Let’s say I have a T5ForConditionalGeneration
. Now I feed it a sequence (say, An apple a day keeps the doctor
). Now, if I want to get the probabilities for two words, say, day
and week
, how do I do it?
T5 uses an encoder model and decoder model. You give input text to the encoder. Outputs come from decoder layer. if you use model(input_ids=your_tokenized_input_text ,decoder_input_ids=start_token)
it will generate some tensor whose shape is [1,1,50127](ı couldn’t remember the correct number of tokens). this is the probabilities of all tokens for the next word. you can choose the highest probability token for the next token.

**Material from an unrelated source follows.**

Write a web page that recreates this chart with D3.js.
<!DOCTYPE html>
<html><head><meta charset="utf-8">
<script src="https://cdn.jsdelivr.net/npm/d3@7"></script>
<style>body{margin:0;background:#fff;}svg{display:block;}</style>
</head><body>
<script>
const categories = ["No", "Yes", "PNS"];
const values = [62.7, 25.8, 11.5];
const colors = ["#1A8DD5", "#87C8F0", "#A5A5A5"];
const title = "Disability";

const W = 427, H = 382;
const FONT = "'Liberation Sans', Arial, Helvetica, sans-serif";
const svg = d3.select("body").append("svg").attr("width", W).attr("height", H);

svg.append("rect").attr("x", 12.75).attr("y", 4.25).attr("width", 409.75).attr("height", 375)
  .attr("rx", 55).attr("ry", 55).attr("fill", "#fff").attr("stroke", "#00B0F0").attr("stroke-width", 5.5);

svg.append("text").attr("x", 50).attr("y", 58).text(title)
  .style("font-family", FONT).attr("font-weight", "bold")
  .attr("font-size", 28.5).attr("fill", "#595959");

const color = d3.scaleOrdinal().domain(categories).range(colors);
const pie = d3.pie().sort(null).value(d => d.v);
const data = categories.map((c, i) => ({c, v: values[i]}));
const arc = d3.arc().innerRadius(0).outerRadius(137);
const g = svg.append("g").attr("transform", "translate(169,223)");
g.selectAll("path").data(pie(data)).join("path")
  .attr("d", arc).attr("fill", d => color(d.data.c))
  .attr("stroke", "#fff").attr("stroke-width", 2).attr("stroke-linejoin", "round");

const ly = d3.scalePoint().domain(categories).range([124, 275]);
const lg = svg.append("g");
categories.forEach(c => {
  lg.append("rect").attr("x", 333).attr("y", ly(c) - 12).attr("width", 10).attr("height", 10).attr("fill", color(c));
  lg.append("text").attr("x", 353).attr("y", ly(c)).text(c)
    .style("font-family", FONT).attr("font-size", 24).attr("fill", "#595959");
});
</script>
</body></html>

Then add it to start_token so your start_token will be something like [0, 7827]. Here, 0 is start token and ı added next token(7827 is random number ı wrote it for giving sample).
and then,for predicting next token write model(input_ids=your_tokenized_input_text ,decoder_input_ids=start_token+next_token)
this will give us a tensor whose shape is [1,2,50127]. We only want to get last token(which is second token) so ı will get predicted_token[:,-1,:]. And do argmax to get highest probability and add this new word to decoder_input_ids and again again if predicted token is 1 which is stop token break the loop and finish. That is how model.generate pipeline works.
This answer really helped me. Thank you!